Questions for Investigation
- How did the workers get injured?
- Where did the workers get injured at?
- What are the injuries?
- What is the profile of the worker?
- When did the workers get injured?
Tools Utilized
The following tools were utilized during the analysis:
- Microsoft Excel 2016
- JMP Pro 12 – Data preparation
- Tableau 10.0 – Create visualizations and interactive dashboards, and publish final visualization online
Data Attributes Used
- Accident Agency Level 1 Desc
- Accident Agency Level 2 Desc
- Accident Day
- Accident Time
- Accident Type level 2 Category
- Accident Type Level 2 Desc
- Accident Weekday
- Body Parts Injured
- Cause
- Injured When Working Overtime
- Injured While Performing Official Work Duties
- Major Industry (SSIC 2010)
- Major Injury Indicator
- Months worked
- Nature of Injury
- Occupation
- Pct Manual Work
- Sub Industry (SSIC 2010)
- Supposed Start Work Timing on Day Injured
- Victim's Age (Reported Yr - Birth Yr)
- Victim's Employment Start Date
- Victim's Gender
Data Preparation
1. Remove unnecessary data attributes
2. Check through missing data patterns
There is a total of 33 rows that have some missing data.
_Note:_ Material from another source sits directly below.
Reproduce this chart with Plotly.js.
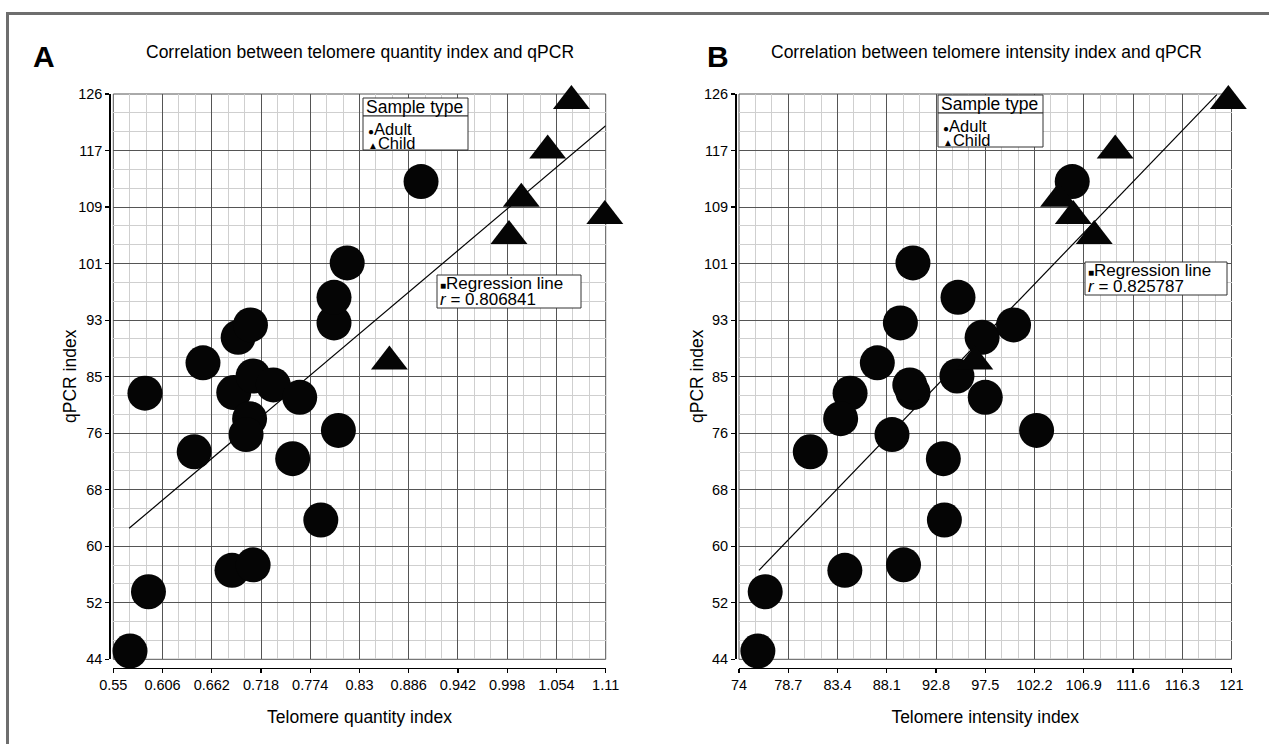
<!DOCTYPE html>
<html><head><meta charset="utf-8">
<script src="https://cdn.plot.ly/plotly-3.0.1.min.js"></script>
<style>html,body{margin:0;padding:0;background:#fff}#chart{width:1269px;height:744px}</style>
</head><body><div id="chart"></div>
<script>
// ---- data ----
const qpcrAdult      = [82.6, 87.0, 90.7, 92.5, 82.7, 85.1, 83.8, 82.0, 78.9, 76.6, 74.1, 73.1, 77.2, 64.2, 56.9, 57.7, 53.8, 92.8, 96.5, 101.5, 113.3, 45.2];
const quantityAdult  = [0.586, 0.652, 0.692, 0.706, 0.687, 0.709, 0.732, 0.762, 0.705, 0.701, 0.642, 0.754, 0.806, 0.786, 0.685, 0.709, 0.590, 0.801, 0.801, 0.816, 0.900, 0.569];
const intensityAdult = [84.6, 87.2, 97.2, 100.2, 90.6, 94.8, 90.3, 97.5, 83.7, 88.6, 80.8, 93.5, 102.4, 93.6, 84.1, 89.7, 76.5, 89.4, 94.9, 90.6, 105.8, 75.8];
const qpcrChild      = [125.0, 117.8, 110.8, 108.3, 105.4, 87.2];
const quantityChild  = [1.071, 1.044, 1.014, 1.109, 1.000, 0.864];
const intensityChild = [120.7, 109.9, 104.5, 105.9, 107.9, 96.5];

// regression lines as drawn in the reference (end points)
const regQuantityX  = [0.568, 1.11];
const regQuantityY  = [63.0, 121.4];
const regIntensityX = [75.9, 119.6];
const regIntensityY = [56.9, 125.9];

const quantityTicks    = [0.55, 0.606, 0.662, 0.718, 0.774, 0.83, 0.886, 0.942, 0.998, 1.054, 1.11];
const quantityTickText = ['0.55','0.606','0.662','0.718','0.774','0.83','0.886','0.942','0.998','1.054','1.11'];
const intensityTicks    = [74, 78.7, 83.4, 88.1, 92.8, 97.5, 102.2, 106.9, 111.6, 116.3, 121];
const intensityTickText = ['74','78.7','83.4','88.1','92.8','97.5','102.2','106.9','111.6','116.3','121'];
const qpcrTicks    = [44, 52.2, 60.4, 68.6, 76.8, 85, 93.2, 101.4, 109.6, 117.8, 126];
const qpcrTickText = ['44','52','60','68','76','85','93','101','109','117','126'];

const rValueA = '0.806841';
const rValueB = '0.825787';

// ---- helpers ----
const W = 1269, H = 744;
const px = v => v / W;
const py = v => 1 - v / H;
const FONT = 'Liberation Sans, Arial, Helvetica, sans-serif';

const circle = { symbol: 'circle', size: 35, color: '#050505', line: { width: 0 } };
const tri = { symbol: 'triangle-up', size: 32, color: '#050505', line: { width: 0 } };

const traces = [
  { type: 'scatter', mode: 'lines', x: regQuantityX, y: regQuantityY, xaxis: 'x', yaxis: 'y', line: { color: '#000', width: 1.2 }, showlegend: false, hoverinfo: 'skip' },
  { type: 'scatter', mode: 'markers', name: 'Adult', x: quantityAdult, y: qpcrAdult, xaxis: 'x', yaxis: 'y', marker: circle, cliponaxis: false, showlegend: false },
  { type: 'scatter', mode: 'markers', name: 'Child', x: quantityChild, y: qpcrChild, xaxis: 'x', yaxis: 'y', marker: tri, cliponaxis: false, showlegend: false },
  { type: 'scatter', mode: 'lines', x: regIntensityX, y: regIntensityY, xaxis: 'x2', yaxis: 'y2', line: { color: '#000', width: 1.2 }, showlegend: false, hoverinfo: 'skip' },
  { type: 'scatter', mode: 'markers', name: 'Adult', x: intensityAdult, y: qpcrAdult, xaxis: 'x2', yaxis: 'y2', marker: circle, cliponaxis: false, showlegend: false },
  { type: 'scatter', mode: 'markers', name: 'Child', x: intensityChild, y: qpcrChild, xaxis: 'x2', yaxis: 'y2', marker: tri, cliponaxis: false, showlegend: false }
];

function xAxis(domain, range, ticks, text, title, dt) {
  return {
    domain: domain, range: range, anchor: 'free', position: py(667.5),
    tickmode: 'array', tickvals: ticks, ticktext: text,
    ticks: 'outside', ticklen: 4, tickwidth: 1.2, tickcolor: '#000',
    showline: true, linecolor: '#000', linewidth: 1.5,
    showgrid: true, gridcolor: '#555', gridwidth: 1, zeroline: false,
    minor: { tickmode: 'linear', tick0: range[0], dtick: dt, showgrid: true, gridcolor: '#cfcfcf', gridwidth: 1 },
    tickfont: { family: FONT, size: 14.5, color: '#000' },
    title: { text: title, font: { family: FONT, size: 17.5, color: '#000' }, standoff: 18 },
    fixedrange: true
  };
}
function yAxis(domain, pos) {
  return {
    domain: domain, range: [44, 126], anchor: 'free', position: pos,
    tickmode: 'array', tickvals: qpcrTicks, ticktext: qpcrTickText,
    ticks: 'outside', ticklen: 4, tickwidth: 1.2, tickcolor: '#000',
    showline: true, linecolor: '#000', linewidth: 1.5,
    showgrid: true, gridcolor: '#555', gridwidth: 1, zeroline: false,
    minor: { tickmode: 'linear', tick0: 44, dtick: 8.2 / 3, showgrid: true, gridcolor: '#cfcfcf', gridwidth: 1 },
    tickfont: { family: FONT, size: 14.5, color: '#000' },
    fixedrange: true
  };
}

const domA = [px(113.3), px(605.7)];
const domB = [px(739), px(1231.5)];
const yDom = [py(659.3), py(94)];

function box(x0, x1, y0, y1, layer, fill, color) {
  return { type: 'rect', xref: 'paper', yref: 'paper', x0: px(x0), x1: px(x1), y0: py(y1), y1: py(y0),
    fillcolor: fill || 'rgba(0,0,0,0)', line: { color: color || '#333', width: 1 }, layer: layer || 'above' };
}

const layout = {
  width: W, height: H,
  margin: { l: 0, r: 0, t: 0, b: 0 },
  paper_bgcolor: '#fff', plot_bgcolor: '#fff',
  font: { family: FONT, color: '#000' },
  showlegend: false,
  xaxis: xAxis(domA, [0.55, 1.11], quantityTicks, quantityTickText, 'Telomere quantity index', 0.056 / 3),
  yaxis: yAxis(yDom, px(109.3)),
  xaxis2: xAxis(domB, [74, 121], intensityTicks, intensityTickText, 'Telomere intensity index', 4.7 / 3),
  yaxis2: yAxis(yDom, px(735)),
  shapes: [
    { type: 'rect', xref: 'paper', yref: 'paper', x0: px(7.5), x1: px(1300), y0: py(800), y1: py(13.5), line: { color: '#6e6e6e', width: 3 }, layer: 'below' },
    box(113.3, 605.7, 94, 659.3, 'below', null, '#555'),
    box(739, 1231.5, 94, 659.3, 'below', null, '#555'),
    box(363, 468, 98, 116, 'above', '#fff'),
    box(363, 468, 116, 150, 'above', '#fff'),
    box(437, 581, 275, 308, 'above', '#fff'),
    box(938, 1043, 95, 113, 'above', '#fff'),
    box(938, 1043, 113, 147, 'above', '#fff'),
    box(1085, 1227, 262, 295, 'above', '#fff')
  ],
  annotations: []
};

function ann(text, x, y, size, opts) {
  return Object.assign({ xref: 'paper', yref: 'paper', x: px(x), y: py(y), text: text, showarrow: false,
    xanchor: 'left', yanchor: 'middle', font: { family: FONT, size: size, color: '#000' } }, opts || {});
}
const sym = s => '<span style="font-size:10px">' + s + '</span>';
layout.annotations.push(
  ann('<b>A</b>', 44, 56, 30, { xanchor: 'center' }),
  ann('<b>B</b>', 718, 56, 30, { xanchor: 'center' }),
  ann('Correlation between telomere quantity index and qPCR', 360, 52, 17.5, { xanchor: 'center' }),
  ann('Correlation between telomere intensity index and qPCR', 986, 52, 17.5, { xanchor: 'center' }),
  ann('qPCR index', 70, 376, 17.5, { xanchor: 'center', textangle: -90 }),
  ann('qPCR index', 697, 376, 17.5, { xanchor: 'center', textangle: -90 }),
  ann('Sample type', 364, 107, 17.5),
  ann(sym('●') + 'Adult', 366, 129, 16.5),
  ann(sym('▲') + 'Child', 366, 142.5, 16.5),
  ann(sym('■') + 'Regression line', 438, 283, 17),
  ann('<i>r</i> = ' + rValueA, 438, 299.5, 17),
  ann('Sample type', 939, 104, 17.5),
  ann(sym('●') + 'Adult', 941, 126, 16.5),
  ann(sym('▲') + 'Child', 941, 139.5, 16.5),
  ann(sym('■') + 'Regression line', 1086, 270, 17),
  ann('<i>r</i> = ' + rValueB, 1086, 286.5, 17)
);

Plotly.newPlot('chart', traces, layout, { staticPlot: true, displayModeBar: false });
</script>
</body></html>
The data attributes that have missing data are Supposed Start Work Timing on Day Injured, Victim's Employment Start Date and Months Worked. As the missing data is relatively small, I had chosen to ignore them. |
3. Transform text formats
For the three attributes, Body Parts Injured, Nature of Injury and Major Injury Indicator, some of the data have uppercasing, some lowercasing and some used underscores as spaces. To make the data standardised for nicer representation, there is a need to transform those values. | |
For Major Injury Indicator, I have created a new column and used the formula as shown on the left. The formula is to change the values to title case. | |
For Body Parts Injured and Nature of Injury, I have created new columns and used the formula as shown on the left. The formula is to change the values to title case and replace underscores with spaces. |
4. Remove unnecessary words
For the two attributes, Sub Industry (SSIC 2010) and Accident Agency Level 2 Desc, they both contain values of their above hierarchy which are Major Industry (SSIC 2010) and Accident Agency Level 1 Desc respectively. To reduce the repeated words and for better representation, some transformation will be done. | |
For Sub Industry (SSIC 2010), I have created a new column and used the formula as shown on the left. The formula will first check if it contains a hyphen. This is because not all of the data have the repeated words of the Major Industry (SSIC 2010) attribute. If it contains a hyphen, it will then remove the words and the hyphen of Major Industry (SSIC 2010) in the Sub Industry (SSIC 2010). | |
For Accident Agency Level 2 Desc, I have created a new column and used the formula as shown on the left. The formula will first check if it contains the values in Accident Agency Level 1 Desc and then, remove the repeated words and hyphen. This is because not all of the data follows the same format whereby the Accident Agency Level 1 Desc attribute is in front of the Accident Agency Level 2 Desc. An example will be the “Moving Vehicles” as shown in the first image. |
5. Recode occupation attribute
For the Occupation attribute, some occupations have different formats, spelling errors or in plural forms. However, they all are related to the same occupation. An example is shown the left. To clean up this attribute, I used the recode function in JMP.
Reference: Using Recode in JMP for data preparation – http://blogs.sas.com/content/jmp/2016/07/27/19692/ | |
Firstly, I used the “Convert to Titlecase”, “Trim Whitespace” and “Collapse Whitespace” functions. “Collapse Whitespace” is to replace two spaces with one. Then, I used “Group Similar Values” function and change the “Max Character Difference” to 1. This is to group the occupations that are in plural forms. | |
The example on the left shows the result of what I have done in the previous step. However, it can be seen there is still a value that has yet to be grouped together. I briefly check the values and manually group the occupations if there is a need. Then, I save it as a formula column. |
6. Transform time formats
When exporting over to Tableau for visualisation, the attributes, Accident Time and Supposed Start Work Timing on Day Injured, are not in the format that Tableau required. | |
To represent properly, I did a quick fix by first changing the attributes’ data type to “character” and then, using the formula on the left. After exporting to Tableau, I change the data type to Date & Time. |
7. Setting up Hierarchy
In Tableau, I set up some hierarchy that I know from the start. This is to make it easier to use the attributes for visualisation. |
Visualisation Process
Final Visualisation
Final Visualisation Link: https://public.tableau.com/profile/lim.ting.zhi#!/vizhome/LimTingZhi-VAAssignment2/FinalVisualisation
The main question stated at the start of this documentation is to find out the factors that contribute to workplace injuries. Thus, the final visualisation consists of two tabs, Victim Profile and Injury Period. First, for Victim Profile, the dashboard shows an example of an occupation, cook. The factors that are highly contributing to workplace injuries would be the occupation, industry and age. This will also determine the cause and type of injuries occurred. The number of months worked is not a significant factor as no matter how experienced the worker, he/she is still relatively prone to injuries. The gender is also not quite a significant factor as it could be due to the victim’s occupation. For example, the top few occupations are mainly male dominant. Second, for Injury Period, the dashboard shows the period of injuries occurred as a whole. From the overview, the time factors are not significant factors. This is because accidents will still occur, regardless of the time period and there are not many distinct patterns can be seen.